A pioneering advocate of realistic depictions of the natural world
The White Horse 1818-1819
This is a full-size oil sketch of one of the artist's first large-scale landscape paintings. The final version, now part of the Frick Collection in New York, was first exhibited in 1819 at the Royal
Academy and was the beginning of a series of works that became famously known as the "six footers" for their grand size. The scene is a view from the south bank of the River Stour in the countryside around Suffolk, England, where the artist was born. The barge in the lower left corner is carrying a horse from the towpath on the near side of the river to the opposite bank.
The Hay Wain 1821
One of the most popular attractions at the National Gallery in London, The Hay Wain is now perhaps the most famous of English landscape paintings. But there’s an irony here, for it failed to find a buyer when shown at the Royal Academy in 1821 and was feted not in Britain but in France, where it won the Gold Medal from Charles X after being exhibited at the Paris Salon in 1824, and inspired the French Romantics Delacroix and Gericault. A wain is an old name for a wagon, which we see crossing the Stour. In the distant meadow are workers making hay, and on the left is the cottage of Willy Lott which today still stands unspoilt, much as Constable would have known it.
The Valley Farm, 1835
This work shows a view of Willy Lott's House at Flatford from the River Stour. The farmer lived continuously in the same house for over eighty years and for Constable it came to represent an important part of the Suffolk landscape, a nostalgic symbol of the 'natural' way of life. The building features prominently in earlier works by Constable, including The Mill Stream (circa 1810, Tate N01816) and The Hay Wain (1820-1, National Gallery, London
The Cornfield, 1826
A boy has paused from the thirsty work of herding sheep at noon to lie flat on the bank of a pool and drink its cool water. This vision of a Suffolk lane in high summer was painted in January to March 1826 in Constable’s studio in London. The lane winding into the cornfield is based on Fen Lane, along which Constable had often walked as a boy from his own village of East Bergholt to Dedham, where he attended school. The lane still exists but the countryside shown beyond it was largely invented. Constable exhibited the painting at the Royal Academy in 1826, and it failed to sell.

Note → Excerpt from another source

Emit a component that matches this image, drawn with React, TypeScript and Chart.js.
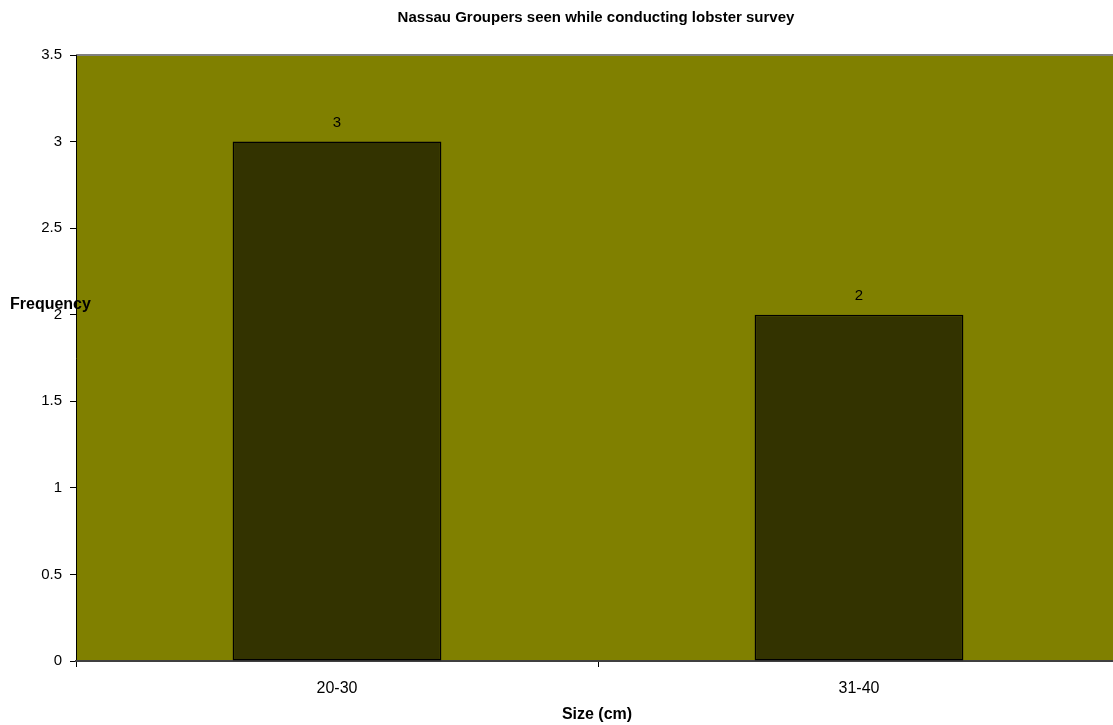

Salisbury Cathedral from the Meadows, 1831
Acquired by the Tate Collection in 2013, this had been part of a private collection since 1983. Constable called it 'The Great Salisbury' and showed at the Royal Academy in 1831. It’s a much more dramatic and turbulent work than his earlier Salisbury pieces. The sky is more varied and wild, an image of his feelings in the years after his wife’s death. But there is hope in the painting too – the Cathedral stands for hope and resurrection, its spire haloed by a circle of blue sky in amongst the dark clouds above. The horses in the foreground are revivifying themselves by drinking the waters of the River Avon, and a rainbow – a meteorological impossibility given the sky – suggests optimism for the future.
The Lock, 1824
Another scene of rural labour on the Stour, Constable
shows a man in red waistcoat struggling to open the lock at Dedham to let a boat pass along the river. On the far side of the lock, we can make out another man, apparently digging with his horse and dog, and across the fields in the distance is Dedham Church. Stretching its branches up into the sky is a great tree, whilst the sky is beginning to bruise slightly and darken.
The Lock realised £22.4 million achieving a world record price for the artist at auction in the Old Master & British Paintings Evening Sale at London, King Street on 3 July 2012. Originally exhibited at the Royal Academy in 1824.
Stonehenge, 1835
Constable painted this watercolour at a sad time in his life. Both his wife, Maria, and his closest friend, John Fisher, had died, and his two eldest sons had left home. He is perhaps expressing his personal unhappiness in the watercolour, for the image is certainly a melancholy one. The painting was exhibited in the Royal Academy Summer Exhibition of 1836. Some of the lines that accompanied this painting in the catalogue describe 'The mysterious monument of Stonehenge, standing remote on a bare and boundless heath...'. Constable himself probably wrote them..
Cloud Study, 1822
Constable’s oil studies of skies show a remarkable understanding of the structure and movement of clouds. Most also give a good impression of their three-dimensional volume.
The studies vary in size. This is one of only four examples he painted on a larger format. The larger the scale the more difficult Constable found it to balance crispness of detail with speed of execution. This is why the larger cloud studies tend to be more generalised. The inscriptions on the back – ‘11 o’clock’ and ‘Noon’ – indicate that this study took him about an hour to paint.